Worship services themselves made modest accommodations to the American world. English services were introduced alongside the Dutch only at the end of World War I, and against the will of even the progressive Johannes Groen. The singing of hymns, as opposed to exclusive psalmody, had been a major grievance of the 1834 Secession in the Netherlands, but the practice tended to come along with English services. The CRC’s 1914 Psalter Hymnal limited hymns to an obscure, heavily didactic Presbyterian collection calibrated to the fifty-two Lord’s Days of the Heidelberg Catechism. In 1934 the denomination published a more extensive Psalter, including 141 hymns next to 327 Psalm settings, the former selected according to “doctrinal soundness, New Testament character, dignity, and depth of devotional spirit, and clearness and beauty of expression.” None had the slightest odor of Arminianism. At the same time, leaders tried to impose a uniform order of worship across the denomination, a movement that Eastern Avenue resisted because of the “formalism” of some of the new order’s prescriptions: recitation of the Apostles’ Creed, reading of the Decalogue, and a service of confession and absolution. The same reform allowed choirs to take part in worship, another “American” gesture that Eastern had long suspected. They did encourage vocal and instrumental ensembles but had these perform after services. The church year was not organized by liturgical seasons but by preaching through the Catechism. Baptisms (once a month) far outnumbered celebrations of the Lord’s Supper (once a quarter), but profession of faith — normatively in one’s late teens — overshadowed them both. Groen’s pastorate averaged two a week.

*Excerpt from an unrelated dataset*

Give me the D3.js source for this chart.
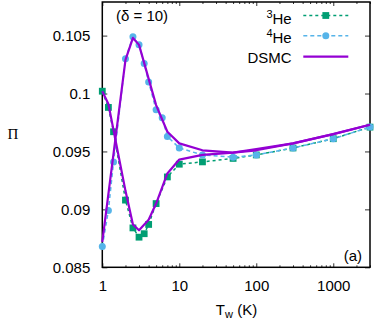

As for theology, a glimpse at Pastor Christian Huissen’s deliverances during World War II reveals the most resolute Calvinism in force, at great odds with the more liberal confidences in play at Park Church (the Congregationalist cross-town rival). The calls that Vandenberg heard for immediate planning to institute a postwar regime of peace Huissen decried as arrogant folly: unless everyone started to “reckon with the risen Christ . . . the coming peace treaty will be the beginning of the next war.” Upon news that one of the eighty-eight youth that Eastern had sent into the armed forces had died in action, Huissen responded: “The world would say you have given your life so that the world may be a better place to live in. We do not believe that. The world will not be a better place to live in.” Rather, the young man had done his duty before earthly powers, enjoining those left behind to exceed mere duty and perform joyful service unto the power that really counted, the eternal Lord. That God exercised as specific and absolute a control over events as any Calvinist could imagine: “Every bullet and every bomb goes exactly where he has predestined that it should go,” Huissen declared, so that of Eastern’s fallen son it could be said, “The Time, manner of death, and all the circumstances are exactly as he deemed best.” In so anxious a world, Christian Reformed people whether at war or at home were simply to keep their minds daily on God and keep themselves weekly at worship. (James Bratt, “Rites of the Tribes: Two Protestant Congregations in a Twentieth-Century City,” 149-150)

Do Supreme Court justices, homosexuality, or Planned Parenthood videos generate more anxiety than world war?